According to the organisation's estimates, the new strain could replace others across the region.

Europe has been hard hit by the Covid-19 pandemic, with more than 27.6 million cases and 603,000 deaths, according to WHO's monitoring. 

WHO Europe also estimates that excess mortality in 2020 was five times that of 2019 and three times that of 2018.

WHO urges safe flexibility on timing of vaccine doses

European countries rolling out the Pfizer-BioNTech Covid-19 vaccine should be flexible on the time between the first and second doses, Mr Kluge said.
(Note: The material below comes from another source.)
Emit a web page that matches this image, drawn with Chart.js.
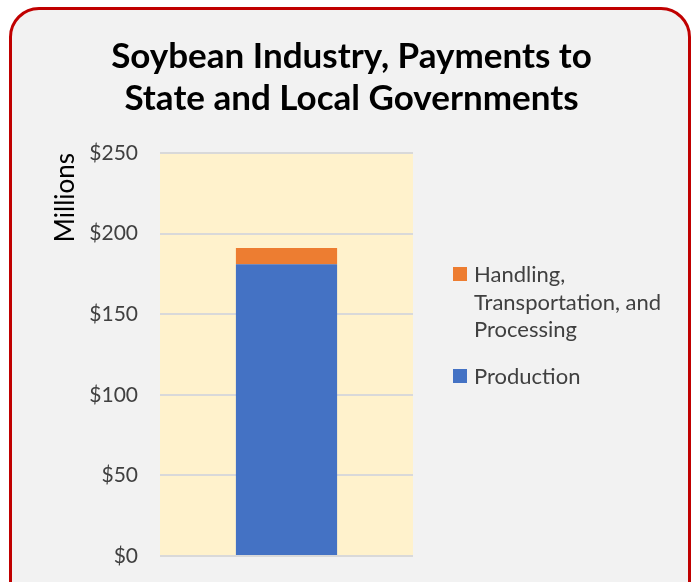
<!DOCTYPE html>
<html>
<head>
<meta charset="utf-8">
<title>Soybean Industry, Payments to State and Local Governments</title>
<script src="https://cdn.jsdelivr.net/npm/chart.js@4.4.1/dist/chart.umd.min.js"></script>
<style>
  html, body { margin: 0; padding: 0; background: #ffffff; }
  #wrap { position: relative; width: 693px; height: 582px; overflow: hidden; }
  #frame {
    position: absolute; left: 9px; top: 7px;
    width: 676px; height: 640px;
    border: 3px solid #c00000; border-radius: 30px;
    background: #f2f2f2;
  }
  #chart { position: absolute; left: 0; top: 0; }
</style>
</head>
<body>
<div id="wrap">
  <div id="frame"></div>
  <canvas id="chart" width="693" height="582"></canvas>
</div>
<script>
// ============================================================
// DATI
// ============================================================
const categories = ["Soybean Industry"];
const production = [181];
const handling = [10];
const productionLabel = ["Production"];
const handlingLabel = ["Handling,", "Transportation, and", "Processing"];
const titleLines = ["Soybean Industry, Payments to", "State and Local Governments"];
const yAxisTitle = "Millions";
const yMax = 250;
const yStep = 50;

const FONT = "Lato, 'Open Sans', sans-serif";
const TEXT_GRAY = "#404040";

// ============================================================
// PLUGIN: sfondo area grafico
// ============================================================
const plotBackground = {
  id: "plotBackground",
  beforeDraw(chart) {
    const { ctx, chartArea } = chart;
    ctx.save();
    ctx.fillStyle = "#fff2cc";
    ctx.fillRect(chartArea.left, chartArea.top, chartArea.width, chartArea.height);
    ctx.restore();
  }
};

// ============================================================
// PLUGIN: legenda laterale (testo su piu righe)
// ============================================================
const sideLegend = {
  id: "sideLegend",
  afterDraw(chart, args, opts) {
    const ctx = chart.ctx;
    ctx.save();
    ctx.font = `${opts.size}px ${FONT}`;
    ctx.textBaseline = "middle";
    ctx.textAlign = "left";
    let y = opts.top;
    opts.order.forEach(i => {
      const ds = chart.data.datasets[i];
      ctx.fillStyle = ds.backgroundColor;
      ctx.fillRect(opts.left, y - 1 - opts.box / 2, opts.box, opts.box);
      ctx.fillStyle = TEXT_GRAY;
      ds.legendLines.forEach((line, k) => {
        ctx.fillText(line, opts.left + opts.box + 7, y + k * opts.lineHeight);
      });
      y += ds.legendLines.length * opts.lineHeight + opts.gap;
    });
    ctx.restore();
  }
};

// ============================================================
// GRAFICO
// ============================================================
const ctx = document.getElementById("chart").getContext("2d");

new Chart(ctx, {
  type: "bar",
  data: {
    labels: categories,
    datasets: [
      {
        label: productionLabel.join(" "),
        legendLines: productionLabel,
        data: production,
        backgroundColor: "#4472c4",
        barPercentage: 0.4,
        categoryPercentage: 1
      },
      {
        label: handlingLabel.join(" "),
        legendLines: handlingLabel,
        data: handling,
        backgroundColor: "#ed7d31",
        barPercentage: 0.4,
        categoryPercentage: 1
      }
    ]
  },
  options: {
    responsive: false,
    animation: false,
    devicePixelRatio: 1,
    layout: {
      padding: { top: 21, left: 10, right: 0, bottom: 26 }
    },
    plugins: {
      legend: { display: false },
      tooltip: { enabled: false },
      title: {
        display: true,
        text: titleLines,
        color: "#000000",
        font: { family: FONT, size: 35, weight: "bold", lineHeight: 1.214 },
        padding: { top: 14, bottom: 33 }
      },
      sideLegend: {
        order: [1, 0],
        left: 453,
        top: 275,
        box: 14,
        size: 22,
        lineHeight: 27.5,
        gap: 19.5
      }
    },
    scales: {
      x: {
        stacked: true,
        display: false
      },
      y: {
        stacked: true,
        min: 0,
        max: yMax,
        afterFit(scale) {
          scale.width = 150;
          scale.paddingTop = 0;
          scale.paddingBottom = 0;
        },
        border: { display: false },
        grid: { color: "#d9d9d9", lineWidth: 2, drawTicks: false },
        ticks: {
          stepSize: yStep,
          padding: 22,
          color: TEXT_GRAY,
          font: { family: FONT, size: 21 },
          callback: v => "$" + v
        },
        title: {
          display: true,
          text: yAxisTitle,
          align: "end",
          color: "#000000",
          font: { family: FONT, size: 26 },
          padding: { top: 40, bottom: 0 }
        }
      },
      // spazio a destra riservato alla legenda
      legendSpace: {
        type: "linear",
        position: "right",
        display: true,
        afterFit(scale) { scale.width = 280; },
        border: { display: false },
        grid: { display: false },
        ticks: { display: false }
      }
    }
  },
  plugins: [plotBackground, sideLegend]
});
</script>
</body>
</html>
His comments come as some countries, including Britain, are seeking to counter low vaccine supplies by extending the gap between first and second doses to up to 12 weeks, and by considering lower volume doses of some shots.

Mr Kluge said it was important to strike a balance between making the most of limited supplies and protecting as many people as possible.

"It is important that such a decision represents a safe compromise between the limited global production capacity at the moment, and the imperative for governments to protect as many people as possible while reducing the burden of any subsequent wave on the health systems," he said.

Proposals to prolong the gap between the first and second dose have generated fierce debate among scientists.

Pfizer andBioNTech have warned they have no evidence their vaccine would continue to be protective if the second dose was given more than 21 days after the first.

The EU gave emergency use approval to the Pfizer-BioNTech shot two weeks ago and hundreds of thousands of Europeans have received it since the roll-out began just over a week ago.

Britain, which approved the shot in December, has administered more than a million doses of the vaccine in just under a month.

The European Union has secured 200 million doses and has taken up an option for another 100 million. It is also in talks for a new order of 50 to 100 million doses, EU officials said earlier this week.